─── COLLECTED DATA

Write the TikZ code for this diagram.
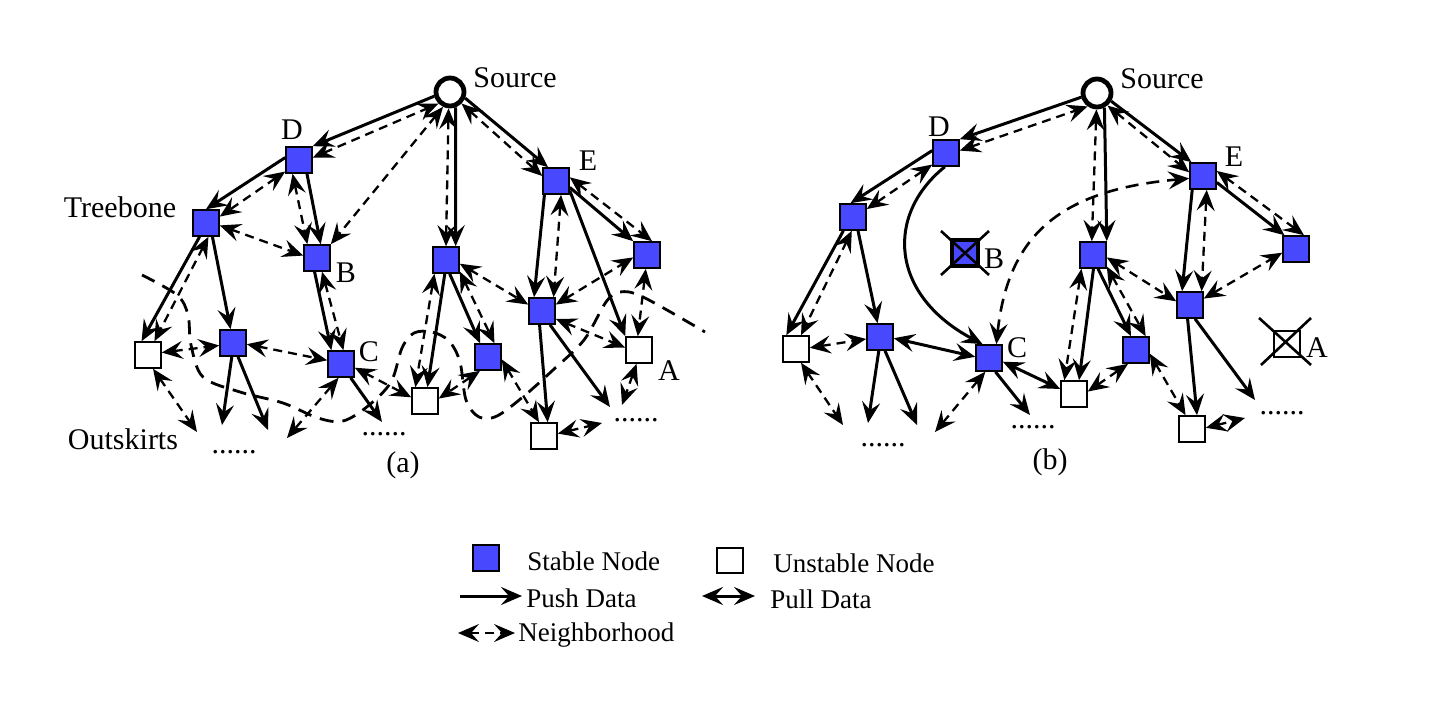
\documentclass[tikz,border=0pt]{standalone}
\usepackage{fontspec}
\setmainfont{Liberation Serif}
\usetikzlibrary{arrows.meta}
\definecolor{stableblue}{RGB}{72,72,255}
\begin{document}
\begin{tikzpicture}[x=0.5pt,y=-0.5pt,
  >={Stealth[length=10.5pt,width=9pt,inset=4pt]},
  stable/.style={draw, line width=1pt, fill=stableblue, minimum size=12.8pt, inner sep=0pt},
  unstable/.style={draw, line width=1pt, fill=white, minimum size=12.8pt, inner sep=0pt},
  src/.style={circle, draw, line width=2.4pt, fill=white, minimum size=14pt, inner sep=0pt},
  push/.style={line width=1.5pt, ->},
  pull/.style={line width=1.5pt, <->},
  nbr/.style={line width=1.15pt, dash pattern=on 4.5pt off 3pt, <->},
  nbrbig/.style={line width=1.3pt, dash pattern=on 6.5pt off 4pt, <->},
  bound/.style={line width=1.4pt, dash pattern=on 7pt off 4.5pt},
  crossline/.style={line width=1.3pt},
  lbl/.style={font=\fontsize{15}{18}\selectfont, inner sep=0pt},
  leg/.style={font=\fontsize{13.5}{16}\selectfont, inner sep=0pt}]
\useasboundingbox (0,0) rectangle (1440,706);
\fill[white] (0,0) rectangle (1440,706);

% ================= (a) =================
\draw[bound] plot[smooth, tension=0.55] coordinates {(142,275) (177,295) (188,315) (191,345) (203,377) (240,392) (283,403) (318,418) (343,421) (368,406) (391,382) (402,348) (414,333) (432,332) (449,341) (460,362) (466,400) (479,417) (497,416) (524,396) (553,370) (584,340) (606,302) (620,292) (643,297) (705,332)};

\node[src] (S1) at (450,92) {};
\node[stable] (D1) at (299,160) {};
\node[stable] (T1) at (206,223) {};
\node[stable] (B1) at (317,258) {};
\node[stable] (M1) at (446,260) {};
\node[stable] (E1) at (556,181) {};
\node[stable] (R1) at (647,255) {};
\node[unstable] (U1) at (148,355) {};
\node[stable] (N1) at (233,343) {};
\node[stable] (C1) at (341,364) {};
\node[unstable] (V1) at (425,401) {};
\node[stable] (K1) at (488,357) {};
\node[stable] (G1) at (542,311) {};
\node[unstable] (A1) at (639,350) {};
\node[unstable] (W1) at (544,436) {};

\node[lbl] (lS1) at (515,78) {Source};
\node[lbl] (lD1) at (292,130) {D};
\node[lbl] (lT1) at (120,207) {Treebone};
\node[lbl] (lB1) at (346,273) {B};
\node[lbl] (lC1) at (369,352) {C};
\node[lbl] (lE1) at (588,161) {E};
\node[lbl] (lA1) at (669,371) {A};
\node[lbl] (lO1) at (123,439) {Outskirts};
\node[lbl] (la) at (403,465) {(a)};
\node[lbl, anchor=base] (dA1) at (234,453) {......};
\node[lbl, anchor=base] (dA2) at (384,435) {......};
\node[lbl, anchor=base] (dA3) at (636,421.5) {......};

\coordinate (a1) at (222,425);
\coordinate (a2) at (268,430);
\coordinate (a3) at (382,422);
\coordinate (a4) at (197,432);
\coordinate (a5) at (622,405);
\coordinate (a6) at (602,423);
\coordinate (a7) at (610,407);
\coordinate (a8) at (287,438);

\draw[push] (S1.195) -- (D1.north east);
\draw[nbr] (D1.10) -- (S1.225);
\draw[push] (D1.170) -- (T1.north);
\draw[nbr] (D1.-140) -- (T1.25);
\draw[push] (D1.-60) -- (B1.75);
\draw[nbr] (D1.-115) -- (B1.125);
\draw[nbr] (S1.245) -- (B1.45);
\draw[push] (S1.-70) -- (M1.55);
\draw[nbr] (S1.-95) -- (M1.north);
\draw[push] (S1.-22) -- (E1.120);
\draw[nbr] (S1.-45) -- (E1.160);
\draw[push] (E1.-25) -- (R1.135);
\draw[nbr] (E1.15) -- (R1.70);
\draw[push] (T1.-115) -- (U1.115);
\draw[nbr] (T1.-80) -- (U1.65);
\draw[push] (T1.-65) -- (N1.100);
\draw[nbr] (T1.-10) -- (B1.170);
\draw[push] (B1.-100) -- (C1.125);
\draw[nbr] (B1.-70) -- (C1.80);
\draw[push] (M1.-95) -- (V1.80);
\draw[nbr] (M1.-130) -- (V1.125);
\draw[push] (M1.-75) -- (K1.120);
\draw[nbr] (M1.-40) -- (K1.65);
\draw[nbr] (M1.-15) -- (G1.155);
\draw[nbr] (K1.-120) -- (V1.10);
\draw[nbr] (K1.-10) -- (W1.110);
\draw[nbr] (E1.-70) -- (G1.50);
\draw[push] (E1.-130) -- (G1.120);
\draw[push] (E1.-35) -- (A1.north west);
\draw[nbr] (G1.25) -- (R1.-170);
\draw[nbr] (G1.-30) -- (A1.170);
\draw[nbr] (R1.-95) -- (A1.95);
\draw[nbr] (A1.-100) -- (a5);
\draw[nbr] (W1.10) -- (a6);
\draw[push] (G1.-100) -- (W1.75);
\draw[push] (G1.-60) -- (a7);
\draw[push] (N1.-95) -- (a1);
\draw[push] (N1.-70) -- (a2);
\draw[push] (C1.-55) -- (a3);
\draw[nbr] (U1.10) -- (N1.-170);
\draw[nbr] (N1.-5) -- (C1.165);
\draw[nbr] (U1.-70) -- (a4);
\draw[nbr] (C1.-100) -- (a8);
\draw[nbr] (C1.-15) -- (V1.165);

% ================= (b) =================
\node[src] (S2) at (1097,93) {};
\node[stable] (D2) at (946,153) {};
\node[stable] (T2) at (853,217) {};
\node[stable, line width=2pt, minimum size=13pt] (XB) at (965,253) {};
\node[stable] (M2) at (1093,255) {};
\node[stable] (E2) at (1203,176) {};
\node[stable] (R2) at (1296,249) {};
\node[unstable] (U2) at (796,349) {};
\node[stable] (N2) at (880,337) {};
\node[stable] (C2) at (989,358) {};
\node[unstable] (V2) at (1074,394) {};
\node[stable] (K2) at (1136,350) {};
\node[stable] (G2) at (1190,305) {};
\node[unstable] (XA) at (1287,344) {};
\node[unstable] (W2) at (1192,429) {};

\draw[crossline] ([shift={(-24,-22)}]XB.center) -- ([shift={(24,22)}]XB.center);
\draw[crossline] ([shift={(24,-22)}]XB.center) -- ([shift={(-24,22)}]XB.center);
\draw[crossline] ([shift={(-28,-26)}]XA.center) -- ([shift={(24,21)}]XA.center);
\draw[crossline] ([shift={(24,-26)}]XA.center) -- ([shift={(-26,21)}]XA.center);

\node[lbl] (lS2) at (1162,79) {Source};
\node[lbl] (lD2) at (939,127) {D};
\node[lbl] (lB2) at (994,259) {B};
\node[lbl] (lC2) at (1017,348) {C};
\node[lbl] (lE2) at (1234,157) {E};
\node[lbl] (lA2) at (1317,348) {A};
\node[lbl] (lb) at (1050,462) {(b)};
\node[lbl, anchor=base] (dB1) at (883,446.5) {......};
\node[lbl, anchor=base] (dB2) at (1033,428) {......};
\node[lbl, anchor=base] (dB3) at (1282,414.5) {......};

\coordinate (b1) at (843,425);
\coordinate (b2) at (868,423);
\coordinate (b3) at (917,425);
\coordinate (b4) at (1030,415);
\coordinate (b5) at (935,432);
\coordinate (b6) at (1255,400);
\coordinate (b7) at (1245,418);

\draw[push] (S2.195) -- (D2.north east);
\draw[nbr] (D2.10) -- (S2.235);
\draw[push] (D2.170) -- (T2.100);
\draw[nbr] (D2.-140) -- (T2.30);
\draw[push] (D2.-95) .. controls (885,215) and (890,295) .. (C2.115);
\draw[push] (S2.-63) -- (M2.45);
\draw[nbr] (S2.-92) -- (M2.95);
\draw[push] (S2.-30) -- (E2.130);
\draw[nbr] (S2.-50) -- (E2.165);
\draw[push] (E2.-25) -- (R2.130);
\draw[nbr] (E2.20) -- (R2.60);
\draw[nbrbig] (C2.62) .. controls (1008,235) and (1060,190) .. (E2.-170);
\draw[push] (T2.-125) -- (U2.125);
\draw[nbr] (T2.-95) -- (U2.70);
\draw[push] (T2.-70) -- (N2.100);
\draw[nbr] (U2.5) -- (N2.-172);
\draw[nbr] (U2.-70) -- (b1);
\draw[push] (N2.-95) -- (b2);
\draw[push] (N2.-70) -- (b3);
\draw[pull] (N2.-5) -- (C2.175);
\draw[pull] (C2.-15) -- (V2.160);
\draw[push] (C2.-65) -- (b4);
\draw[nbr] (C2.-105) -- (b5);
\draw[push] (M2.-88) -- (V2.70);
\draw[nbr] (M2.-130) -- (V2.125);
\draw[nbr] (V2.10) -- (K2.-120);
\draw[push] (M2.-70) -- (K2.110);
\draw[nbr] (M2.-40) -- (K2.55);
\draw[nbr] (M2.-10) -- (G2.165);
\draw[nbr] (E2.-75) -- (G2.50);
\draw[push] (E2.-128) -- (G2.120);
\draw[nbr] (G2.25) -- (R2.-165);
\draw[nbr] (K2.-15) -- (W2.115);
\draw[push] (G2.-100) -- (W2.70);
\draw[push] (G2.-70) -- (b6);
\draw[nbr] (W2.5) -- (b7);

% ================= legend =================
\node[stable] (LS) at (486,558) {};
\node[leg, anchor=base west] (LSt) at (527,570) {Stable Node};
\node[unstable] (LU) at (730,560.5) {};
\node[leg, anchor=base west] (LUt) at (773,572) {Unstable Node};
\coordinate (p1) at (460,596);
\coordinate (p2) at (522,596);
\draw[push] (p1) -- (p2);
\node[leg, anchor=base west] (LPt) at (526,607) {Push Data};
\coordinate (q1) at (702,596);
\coordinate (q2) at (755,596);
\draw[pull] (q1) -- (q2);
\node[leg, anchor=base west] (LQt) at (770,608) {Pull Data};
\coordinate (n1) at (458,633);
\coordinate (n2) at (515,633);
\draw[nbr] (n1) -- (n2);
\node[leg, anchor=base west] (LNt) at (518,641) {Neighborhood};
\end{tikzpicture}
\end{document}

──────

● THE REQUEST
Write out the lines from the start of the material to the line with "(W1) at (544,436)", inclusive and exactly. Skip the pictures.

● FINAL RESULT
Write the TikZ code for this diagram.
\documentclass[tikz,border=0pt]{standalone}
\usepackage{fontspec}
\setmainfont{Liberation Serif}
\usetikzlibrary{arrows.meta}
\definecolor{stableblue}{RGB}{72,72,255}
\begin{document}
\begin{tikzpicture}[x=0.5pt,y=-0.5pt,
  >={Stealth[length=10.5pt,width=9pt,inset=4pt]},
  stable/.style={draw, line width=1pt, fill=stableblue, minimum size=12.8pt, inner sep=0pt},
  unstable/.style={draw, line width=1pt, fill=white, minimum size=12.8pt, inner sep=0pt},
  src/.style={circle, draw, line width=2.4pt, fill=white, minimum size=14pt, inner sep=0pt},
  push/.style={line width=1.5pt, ->},
  pull/.style={line width=1.5pt, <->},
  nbr/.style={line width=1.15pt, dash pattern=on 4.5pt off 3pt, <->},
  nbrbig/.style={line width=1.3pt, dash pattern=on 6.5pt off 4pt, <->},
  bound/.style={line width=1.4pt, dash pattern=on 7pt off 4.5pt},
  crossline/.style={line width=1.3pt},
  lbl/.style={font=\fontsize{15}{18}\selectfont, inner sep=0pt},
  leg/.style={font=\fontsize{13.5}{16}\selectfont, inner sep=0pt}]
\useasboundingbox (0,0) rectangle (1440,706);
\fill[white] (0,0) rectangle (1440,706);

% ================= (a) =================
\draw[bound] plot[smooth, tension=0.55] coordinates {(142,275) (177,295) (188,315) (191,345) (203,377) (240,392) (283,403) (318,418) (343,421) (368,406) (391,382) (402,348) (414,333) (432,332) (449,341) (460,362) (466,400) (479,417) (497,416) (524,396) (553,370) (584,340) (606,302) (620,292) (643,297) (705,332)};

\node[src] (S1) at (450,92) {};
\node[stable] (D1) at (299,160) {};
\node[stable] (T1) at (206,223) {};
\node[stable] (B1) at (317,258) {};
\node[stable] (M1) at (446,260) {};
\node[stable] (E1) at (556,181) {};
\node[stable] (R1) at (647,255) {};
\node[unstable] (U1) at (148,355) {};
\node[stable] (N1) at (233,343) {};
\node[stable] (C1) at (341,364) {};
\node[unstable] (V1) at (425,401) {};
\node[stable] (K1) at (488,357) {};
\node[stable] (G1) at (542,311) {};
\node[unstable] (A1) at (639,350) {};
\node[unstable] (W1) at (544,436) {};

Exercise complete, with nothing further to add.